In New Delhi on December 7, the nation was remembering the legacy of Bharat Ratna Dr B.R. Ambedkar on Mahaparinirvan Diwas, the day that marks his passing, when a surprising event took place in Murshidabad, West Bengal. A suspended member of the Trinamool Congress, Humayun Kabir, chose that very day to place a cornerstone for what he called the “Babri Mosque.”
Kabir insisted that he was simply exercising his “constitutional right” and that nothing about his action broke any law. He even hinted that the state government gave him its blessing. According to him, anyone can erect a temple, church or mosque anywhere in the country, but what matters is the intent, the surrounding context, and especially the timing.
He cited the Supreme Court’s 2019 verdict on the Ayodhya dispute, arguing that it “acknowledged the demolition of the Babri Masjid” and therefore did not prohibit building another mosque elsewhere. Yet the move was less about spiritual restoration and more about a calculated political provocation.
The 2019 judgment – which settled the long‑standing conflict over the 2.77‑acre Ayodhya site – was accepted nationwide because it came after thorough judicial review. The court recognized a historic wrong and offered a clear path toward closure, and a Ram Temple was thereafter constructed there.
For the rest of the country, the issue largely shifted from agitation to quiet acceptance. Over the last six years, despite various political pushes, December 6 had lost much of its inflammatory power and ceased to dominate the headlines. The nation had, in its own way, let a painful chapter recede into history. Kabir’s sudden resurfacing of the Babri narrative is linked to the upcoming assembly elections in West Bengal.
Supported subtly by his party and the state machinery, Kabir rallied crowds, turning a foundation‑laying ceremony into a deliberate political spectacle. In the event, thousands of Muslims carried red bricks on their heads in a staged display of defiance, thrusting December 6 back into a polarizing vortex.
Every year, December 6 forces India to confront two contrasting histories: the 1992 demolition of the Babri Masjid on one side and the 1956 passing of Ambedkar on the other. Ambedkar, who built India’s moral and intellectual foundation, belongs to everyone in the country. In contrast, the Babri episode is one of the most divisive moments in Indian history.
When a political actor chooses Babri over Ambedkar on that day, the message is clear: division outweighs unity, provocation supersedes constitutional principles.

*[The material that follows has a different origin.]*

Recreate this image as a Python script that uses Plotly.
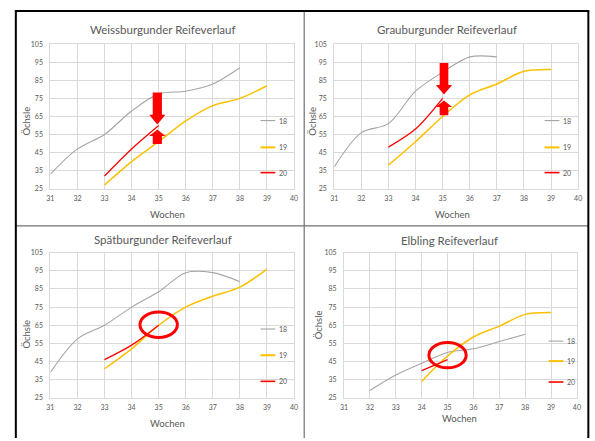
import plotly.graph_objects as go

W, H = 595, 441
FONT = "Lato"
TXT = "#595959"
GRID = "#D9D9D9"
COL = {"18": "#A5A5A5", "19": "#FFC000", "20": "#FF0000"}
WID = {"18": 1.1, "19": 1.5, "20": 1.3}
LEGW = {"18": 1.1, "19": 2.0, "20": 1.6}

# ---------------- data ----------------
titles = ["Weissburgunder Reifeverlauf", "Grauburgunder Reifeverlauf",
          "Spätburgunder Reifeverlauf", "Elbling Reifeverlauf"]
series_names = ["18", "19", "20"]

# Weissburgunder
wb_x18 = [31, 32, 33, 34, 35, 36, 37, 38]
wb_y18 = [33, 47, 55, 68, 77.5, 79, 83, 92]
wb_x19 = [33, 34, 35, 36, 37, 38, 39]
wb_y19 = [27, 40, 51, 62.5, 71, 75, 82]
wb_x20 = [33, 34, 35]
wb_y20 = [32, 47, 60]

# Grauburgunder
gb_x18 = [31, 32, 33, 34, 35, 36, 37]
gb_y18 = [37, 56, 61, 79, 89.5, 98, 98]
gb_x19 = [33, 34, 35, 36, 37, 38, 39]
gb_y19 = [38, 51, 65, 77, 83, 90, 91]
gb_x20 = [33, 34, 35]
gb_y20 = [48, 58, 75]

# Spätburgunder
sb_x18 = [31, 32, 33, 34, 35, 36, 37, 38]
sb_y18 = [39, 57.5, 65, 75, 83.5, 94, 94, 89]
sb_x19 = [33, 34, 35, 36, 37, 38, 39]
sb_y19 = [41, 52, 65, 75, 81, 86, 96]
sb_x20 = [33, 34, 35]
sb_y20 = [46, 54, 65]

# Elbling
el_x18 = [32, 33, 34, 35, 36, 37, 38]
el_y18 = [29, 37.5, 44, 50, 52, 56, 60]
el_x19 = [34, 35, 36, 37, 38, 39]
el_y19 = [34, 48, 58.5, 64.5, 71, 72]
el_x20 = [34, 35]
el_y20 = [40, 46]

x_ticks = [31, 32, 33, 34, 35, 36, 37, 38, 39, 40]
y_ticks = [25, 35, 45, 55, 65, 75, 85, 95, 105]

panels = [
    {"18": (wb_x18, wb_y18), "19": (wb_x19, wb_y19), "20": (wb_x20, wb_y20)},
    {"18": (gb_x18, gb_y18), "19": (gb_x19, gb_y19), "20": (gb_x20, gb_y20)},
    {"18": (sb_x18, sb_y18), "19": (sb_x19, sb_y19), "20": (sb_x20, sb_y20)},
    {"18": (el_x18, el_y18), "19": (el_x19, el_y19), "20": (el_x20, el_y20)},
]

# ---------------- layout helpers (pixel -> paper) ----------------
def px(x):
    return x / W

def py(y):
    return 1 - y / H

# plot areas in pixels: (left, right, top, bottom)
areas = [(47, 294, 40, 187), (334.7, 582, 40, 187),
         (47, 294, 252.3, 400), (344.7, 580.7, 252.3, 400)]
title_pos = [(161, 25), (449, 25), (161, 238.5), (452, 240)]
xlab_pos = [(166, 213), (455, 213), (166, 426.5), (462, 421.5)]
ylab_pos = [(23, 118), (313, 118), (23, 335), (318.5, 326)]
leg_pos = [
    (260, 275, [117.7, 145, 170.7]),
    (548, 563, [117.7, 145, 170.7]),
    (260, 275, [330, 356.7, 383.3]),
    (552, 567, [342.3, 362.7, 384]),
]

fig = go.Figure()
shapes = []
annotations = []

for i, p in enumerate(panels):
    n = "" if i == 0 else str(i + 1)
    xa, ya = "x" + n, "y" + n
    l, r, t, b = areas[i]
    fig.update_layout(**{
        "xaxis" + n: dict(domain=[px(l), px(r)], range=[31, 40], tickvals=x_ticks,
                          showgrid=True, gridcolor=GRID, gridwidth=1, zeroline=False,
                          showline=True, linecolor=GRID, linewidth=1, mirror=True,
                          ticks="", tickfont=dict(family=FONT, size=7, color=TXT),
                          anchor=ya, fixedrange=True, ticklabelstandoff=3),
        "yaxis" + n: dict(domain=[py(b), py(t)], range=[25, 105], tickvals=y_ticks,
                          showgrid=True, gridcolor=GRID, gridwidth=1, zeroline=False,
                          showline=True, linecolor=GRID, linewidth=1, mirror=True,
                          ticks="", tickfont=dict(family=FONT, size=7, color=TXT),
                          anchor=xa, fixedrange=True, ticklabelstandoff=5),
    })
    for s in series_names:
        xs, ys = p[s]
        fig.add_trace(go.Scatter(x=xs, y=ys, mode="lines", name=s, xaxis=xa, yaxis=ya,
                                 line=dict(color=COL[s], width=WID[s], shape="spline", smoothing=0.9),
                                 showlegend=False, hoverinfo="skip"))
    # titles
    tx, ty = title_pos[i]
    annotations.append(dict(x=px(tx), y=py(ty), xref="paper", yref="paper", text=titles[i],
                            showarrow=False, xanchor="center", yanchor="middle",
                            font=dict(family=FONT, size=11.5, color=TXT)))
    wx, wy = xlab_pos[i]
    annotations.append(dict(x=px(wx), y=py(wy), xref="paper", yref="paper", text="Wochen",
                            showarrow=False, xanchor="center", yanchor="middle",
                            font=dict(family=FONT, size=9.5, color=TXT)))
    ox, oy = ylab_pos[i]
    annotations.append(dict(x=px(ox), y=py(oy), xref="paper", yref="paper", text="Öchsle",
                            showarrow=False, xanchor="center", yanchor="middle", textangle=-90,
                            font=dict(family=FONT, size=9.5, color=TXT)))
    # manual legend
    lx0, lx1, lys = leg_pos[i]
    for s, ly in zip(series_names, lys):
        shapes.append(dict(type="line", xref="paper", yref="paper", x0=px(lx0), x1=px(lx1),
                           y0=py(ly), y1=py(ly), line=dict(color=COL[s], width=LEGW[s])))
        annotations.append(dict(x=px(lx1 + 1.5), y=py(ly), xref="paper", yref="paper", text=s,
                                showarrow=False, xanchor="left", yanchor="middle",
                                font=dict(family=FONT, size=7, color=TXT)))


def block_arrow(xref, yref, xc, y_tail, y_base, y_tip, shaft_hw, head_hw):
    path = (f"M {xc - shaft_hw},{y_tail} L {xc + shaft_hw},{y_tail} "
            f"L {xc + shaft_hw},{y_base} L {xc + head_hw},{y_base} L {xc},{y_tip} "
            f"L {xc - head_hw},{y_base} L {xc - shaft_hw},{y_base} Z")
    return dict(type="path", xref=xref, yref=yref, path=path,
                fillcolor="#FF0000", line=dict(color="#FF0000", width=0))

# Weissburgunder arrows
shapes.append(block_arrow("x", "y", 34.95, 78.3, 66.0, 60.5, 0.17, 0.30))
shapes.append(block_arrow("x", "y", 34.95, 49.7, 54.2, 57.8, 0.17, 0.30))
# Grauburgunder arrows
shapes.append(block_arrow("x2", "y2", 35.05, 94.6, 82.4, 77.1, 0.16, 0.30))
shapes.append(block_arrow("x2", "y2", 35.05, 65.7, 70.2, 73.9, 0.16, 0.30))
# circles
shapes.append(dict(type="circle", xref="x3", yref="y3", x0=35 - 0.69, x1=35 + 0.69,
                   y0=65.3 - 7.0, y1=65.3 + 7.0, line=dict(color="#FF0000", width=3)))
shapes.append(dict(type="circle", xref="x4", yref="y4", x0=35 - 0.72, x1=35 + 0.72,
                   y0=48.5 - 7.0, y1=48.5 + 7.0, line=dict(color="#FF0000", width=3)))

# frame / dividers
shapes.append(dict(type="line", xref="paper", yref="paper", x0=px(304.3), x1=px(304.3),
                   y0=py(6), y1=py(441), line=dict(color="#707070", width=1.2)))
shapes.append(dict(type="line", xref="paper", yref="paper", x0=px(12), x1=px(592),
                   y0=py(225), y1=py(225), line=dict(color="#707070", width=1.2)))
shapes.append(dict(type="line", xref="paper", yref="paper", x0=px(12), x1=px(12),
                   y0=py(6), y1=py(441), line=dict(color="#000000", width=2)))
shapes.append(dict(type="line", xref="paper", yref="paper", x0=px(592.3), x1=px(592.3),
                   y0=py(6), y1=py(441), line=dict(color="#000000", width=2)))
shapes.append(dict(type="line", xref="paper", yref="paper", x0=px(11), x1=px(593.3),
                   y0=py(6), y1=py(6), line=dict(color="#000000", width=2)))

fig.update_layout(width=W, height=H, margin=dict(l=0, r=0, t=0, b=0),
                  paper_bgcolor="white", plot_bgcolor="white",
                  shapes=shapes, annotations=annotations, showlegend=False,
                  font=dict(family=FONT, color=TXT))

fig.write_html("out.html", config={"displayModeBar": False})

Is it merely politics dressed as religious assertion? Kabir’s motives are obvious. Religion, after all, remains one of the most reliable tools to stir emotions and mobilize voters for political ends. The state elections in West Bengal are crucial for both Trinamool’s Mamata Banerjee and the BJP, which seeks a broader base in the state.
The regret lies not simply in Kabir invoking Babri, but in his decision to do so on a day that ought to remind India of Ambedkar’s ideals—justice, equality, liberty and fraternity. By reviving a symbol of communal fracture, he forces the country to confront a choice: Ambedkar or Babri. The Babri dispute—its aftereffects were resolved through commissions, courts, and eventual closure—does not ignite passions like Ambedkar’s teachings, which warned repeatedly against majoritarianism, communalism and identity politics. Kabir’s actions betray that warning.

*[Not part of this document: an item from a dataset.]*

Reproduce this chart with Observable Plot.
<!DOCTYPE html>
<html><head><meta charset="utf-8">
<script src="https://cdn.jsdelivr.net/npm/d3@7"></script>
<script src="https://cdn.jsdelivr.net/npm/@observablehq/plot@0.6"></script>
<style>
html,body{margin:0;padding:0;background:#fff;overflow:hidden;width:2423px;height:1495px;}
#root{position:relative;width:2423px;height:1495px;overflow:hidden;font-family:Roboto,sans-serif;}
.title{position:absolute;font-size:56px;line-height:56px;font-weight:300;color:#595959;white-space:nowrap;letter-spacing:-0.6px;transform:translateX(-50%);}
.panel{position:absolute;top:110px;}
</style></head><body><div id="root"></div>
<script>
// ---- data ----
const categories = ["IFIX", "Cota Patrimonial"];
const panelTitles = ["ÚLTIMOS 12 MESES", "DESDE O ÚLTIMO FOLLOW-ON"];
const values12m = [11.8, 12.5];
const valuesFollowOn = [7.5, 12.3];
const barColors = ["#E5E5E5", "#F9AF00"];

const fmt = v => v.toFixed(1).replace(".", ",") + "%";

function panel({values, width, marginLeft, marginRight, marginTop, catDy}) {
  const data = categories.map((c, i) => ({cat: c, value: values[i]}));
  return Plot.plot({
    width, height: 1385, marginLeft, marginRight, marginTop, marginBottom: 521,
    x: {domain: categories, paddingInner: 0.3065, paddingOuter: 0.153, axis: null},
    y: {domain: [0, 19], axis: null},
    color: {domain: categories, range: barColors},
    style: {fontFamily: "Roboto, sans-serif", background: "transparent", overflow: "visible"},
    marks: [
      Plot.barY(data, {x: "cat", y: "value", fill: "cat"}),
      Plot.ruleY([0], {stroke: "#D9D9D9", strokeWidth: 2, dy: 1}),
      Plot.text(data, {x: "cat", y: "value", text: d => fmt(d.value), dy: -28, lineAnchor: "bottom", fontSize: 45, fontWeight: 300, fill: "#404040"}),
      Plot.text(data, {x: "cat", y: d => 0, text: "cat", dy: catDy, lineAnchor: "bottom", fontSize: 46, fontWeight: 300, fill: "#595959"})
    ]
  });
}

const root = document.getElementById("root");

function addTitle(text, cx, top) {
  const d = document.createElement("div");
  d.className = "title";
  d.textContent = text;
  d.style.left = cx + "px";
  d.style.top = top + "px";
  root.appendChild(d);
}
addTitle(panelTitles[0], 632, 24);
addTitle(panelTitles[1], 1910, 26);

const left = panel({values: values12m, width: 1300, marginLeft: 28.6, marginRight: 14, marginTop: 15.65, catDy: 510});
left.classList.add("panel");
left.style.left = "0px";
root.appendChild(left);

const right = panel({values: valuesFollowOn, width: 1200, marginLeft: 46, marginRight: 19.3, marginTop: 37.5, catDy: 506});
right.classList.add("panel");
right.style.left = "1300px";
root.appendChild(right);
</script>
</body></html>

His political theatrics pull India toward its worst impulses, rekindling a divisive symbol at the expense of a statesman who fought for national unity. India, though a young democracy, is part of an ancient civilisation. Its task is to choose stability over sentiment, foresight over frenzy. If December 6 becomes merely a day of communal flashback, the nation misses an opportunity for reflection. If it reverts to honouring Ambedkar’s vision, it gains guidance and dignity. That is why Kabir’s stunt deserves to be called out as a deliberate attempt to drag the state back into artificial conflict. Who benefits from stoking an old wound right before elections? The Trinamool Congress cannot absolve itself from this.
Although Kabir is suspended on paper, the scale of mobilisation, the machinery behind the event, and the atmosphere it created suggest otherwise. If the party truly disapproved, how did such a large gathering happen? Why was a day dedicated to Ambedkar hijacked for a polarising spectacle? These questions belong not only to Kabir but also to Mamata Banerjee and her administration. If they claim to champion constitutional values, then why endorse an act that undermines the ideals Ambedkar fought for?